Uh, maybe we didn't have anything to add to the monkey thread....

I'm sorry - are the black folks supposed to post on the threads that mention black people?

Mea culpa. Not up on the etiquette.
plainoldme
 
  1  
Reply Fri 9 Jul, 2010 07:23 am
Within the past 12 to 18 months, I have read two books that expose racism in America. One is non-fiction, Douglas Blackmon's Pulitzer Prize winning Slavery By Another Name, while the other is a novel that our own Kara gave to me, Mudbound by Hilary Jordan.

Both books told me things that I should have already known.
0 Replies
 
maporsche
 
  1  
Reply Fri 9 Jul, 2010 08:24 am
@Intrepid,
I was pointing out then (2 years ago) what I pointed out in my last post here.
Intrepid
 
  -1  
Reply Fri 9 Jul, 2010 08:28 am
@maporsche,
maporsche wrote:

I was pointing out then (2 years ago) what I pointed out in my last post here.


That begs the question.... Why? How does that add to any discussion? Why don't you be up front and just say what you are thinking. It is obvious anyhow. Your remarks are obviously race motivated.
ebrown p
 
  2  
Reply Fri 9 Jul, 2010 08:29 am
The worst, most blatant and most vitriolic racism right now, is directed toward Muslims. They are followed by Hispanics. Does anyone care to try to dispute this?

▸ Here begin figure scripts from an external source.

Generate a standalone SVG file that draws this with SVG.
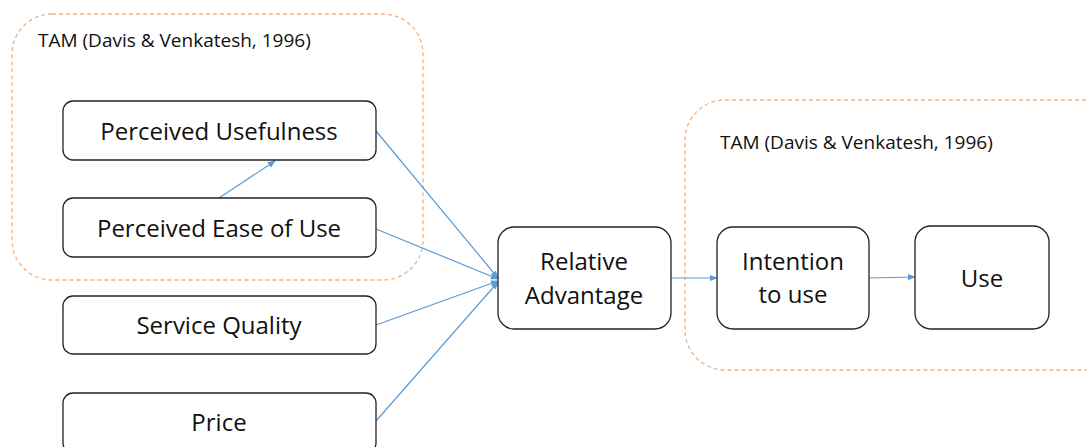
<svg xmlns="http://www.w3.org/2000/svg" width="1087" height="447" viewBox="0 0 1087 447">
<style>
.grp{fill:none;stroke:#F4B183;stroke-width:1.3;stroke-dasharray:4,3}
.node rect{fill:#fff;stroke:#222;stroke-width:1.3}
.node text{font-family:"Open Sans","Liberation Sans",sans-serif;font-size:24px;fill:#111;text-anchor:middle}
.lbl{font-family:"Open Sans","Liberation Sans",sans-serif;font-size:19px;fill:#111}
.con line{stroke:#5B9BD5;stroke-width:1.2;marker-end:url(#ah)}
</style>
<defs>
<marker id="ah" viewBox="0 0 10 10" refX="9" refY="5" markerWidth="8" markerHeight="8" orient="auto" markerUnits="userSpaceOnUse">
<path d="M0,1 L10,5 L0,9 z" fill="#5B9BD5"/>
</marker>
</defs>
<rect width="1087" height="447" fill="#fff"/>
<g id="group-left">
<rect class="grp" x="12" y="14" width="411" height="266" rx="40"/>
<text class="lbl" x="38" y="47">TAM (Davis &amp; Venkatesh, 1996)</text>
</g>
<g id="group-right">
<rect class="grp" x="685" y="100" width="440" height="270" rx="40"/>
<text class="lbl" x="720" y="149">TAM (Davis &amp; Venkatesh, 1996)</text>
</g>
<g class="con" id="connectors">
<line x1="376" y1="131" x2="498" y2="278"/>
<line x1="376" y1="229" x2="498" y2="279"/>
<line x1="376" y1="325" x2="498" y2="281"/>
<line x1="376" y1="421" x2="498" y2="282"/>
<line x1="219" y1="198" x2="275" y2="161"/>
<line x1="671" y1="278" x2="717" y2="278"/>
<line x1="869" y1="278" x2="915" y2="277"/>
</g>
<g class="node" id="pu"><rect x="63" y="101" width="313" height="59" rx="10"/><text x="219" y="140">Perceived Usefulness</text></g>
<g class="node" id="peou"><rect x="63" y="198" width="313" height="59" rx="10"/><text x="219" y="237">Perceived Ease of Use</text></g>
<g class="node" id="sq"><rect x="63" y="296" width="313" height="58" rx="10"/><text x="219" y="334">Service Quality</text></g>
<g class="node" id="price"><rect x="63" y="393" width="313" height="60" rx="10"/><text x="219" y="431">Price</text></g>
<g class="node" id="ra"><rect x="498" y="227" width="173" height="102" rx="16"/><text x="584" y="270">Relative</text><text x="584" y="304">Advantage</text></g>
<g class="node" id="itu"><rect x="717" y="227" width="152" height="102" rx="16"/><text x="793" y="270">Intention</text><text x="793" y="303">to use</text></g>
<g class="node" id="use"><rect x="915" y="226" width="134" height="103" rx="16"/><text x="982" y="287">Use</text></g>
</svg>
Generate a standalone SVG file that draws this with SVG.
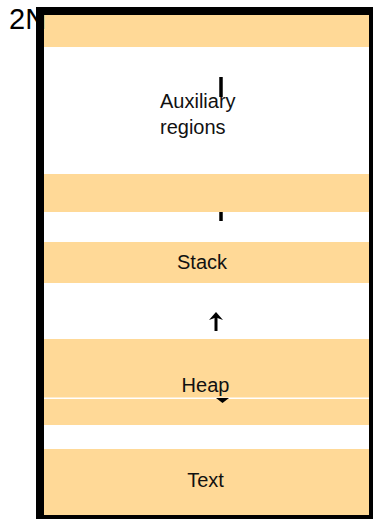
<svg xmlns="http://www.w3.org/2000/svg" width="373" height="519" viewBox="0 0 373 519">
<style>
.band{fill:#FFD997;stroke:none}
.lbl{font-family:"Liberation Sans",Arial,sans-serif;font-size:20px;fill:#111}
.tick{stroke:#000;stroke-width:3.5;fill:none}
.head{fill:#000;stroke:none}
</style>
<rect x="0" y="0" width="373" height="519" fill="#fff"/>
<g id="band-top"><rect class="band" x="44" y="15" width="325" height="32"/></g>
<g id="auxiliary"><text class="lbl" x="160" y="108">Auxiliary</text><text class="lbl" x="160" y="134">regions</text></g>
<g id="band-aux"><rect class="band" x="44" y="174" width="325" height="38"/></g>
<g id="stack"><rect class="band" x="44" y="242" width="325" height="41"/><text class="lbl" x="202" y="268.5" text-anchor="middle">Stack</text></g>
<g id="heap"><rect class="band" x="44" y="339" width="325" height="58.5"/><rect class="band" x="44" y="399" width="325" height="26"/><text class="lbl" x="205.5" y="391.5" text-anchor="middle">Heap</text></g>
<g id="text"><rect class="band" x="44" y="449" width="325" height="66"/><text class="lbl" x="205.5" y="487" text-anchor="middle">Text</text></g>
<g id="outline"><rect x="40" y="11" width="333" height="508" fill="none" stroke="#000" stroke-width="8"/></g>
<g id="label-2n"><text x="9" y="29" font-family="Liberation Sans,Arial,sans-serif" font-size="29" fill="#000">2N</text></g>
<g id="connectors">
<line class="tick" x1="221" y1="77" x2="221" y2="97"/>
<line class="tick" x1="221" y1="212" x2="221" y2="221"/>
<line x1="216" y1="331" x2="216" y2="316" stroke="#000" stroke-width="3"/>
<path class="head" d="M209,320 L216,312 L223,320 L216,317.5 Z"/>
<path class="head" d="M216,398 L229,398 L222.5,403 Z"/>
</g>
</svg>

The targets of prejudice are changing. Women getting jobs is good news, things have certainly gotten better for women. But there are people who are facing worse prejudice then ever. Prejudice shifts from group to group, but it is still very prevalent in the US.
maporsche
 
  1  
Reply Fri 9 Jul, 2010 08:51 am
@Intrepid,
Yes, obviously.
aidan
 
  3  
Reply Fri 9 Jul, 2010 09:00 am
@maporsche,
Sometimes Ma Porsche - people who you might think should be most interested in or can personally relate to a subject specifically DON'T post because it's impossible to distance themselves enough from that subject to speak unemotionally about it.
Some things are difficult for some people to even read, much less speak about. And then when you factor in the aspect that the other people who are commenting and contributing don't know you personally - don't know how their casual comments might cause you painful discovery or even cause you to lose hope about something you care deeply about - can you not understand why they might not want to subject themselves to that?

There are only certain people I will engage with about my spiritual beliefs on this forum. I don't need to hear or read from people who don't know anything else about me or what my spirituality may have meant to me or helped me deal with in my life - that I'm an unitelligent, idiotic, delusional lunatic for adhering to a philosophy that means a lot to me.

Do you really think black people enjoy reading that some people equate some black people with animals? Do you have any idea how much that might hurt or discourage a black person who wants to believe that things have changed? Why should they subject themselves to such hateful ignorance? I totally understand a black person choosing to by-pass such a thread.
'There's enough pain and ignorance in life without you ever having to seek it out- so don't,' is something my father said to me probably twenty-five years ago. I think he was right.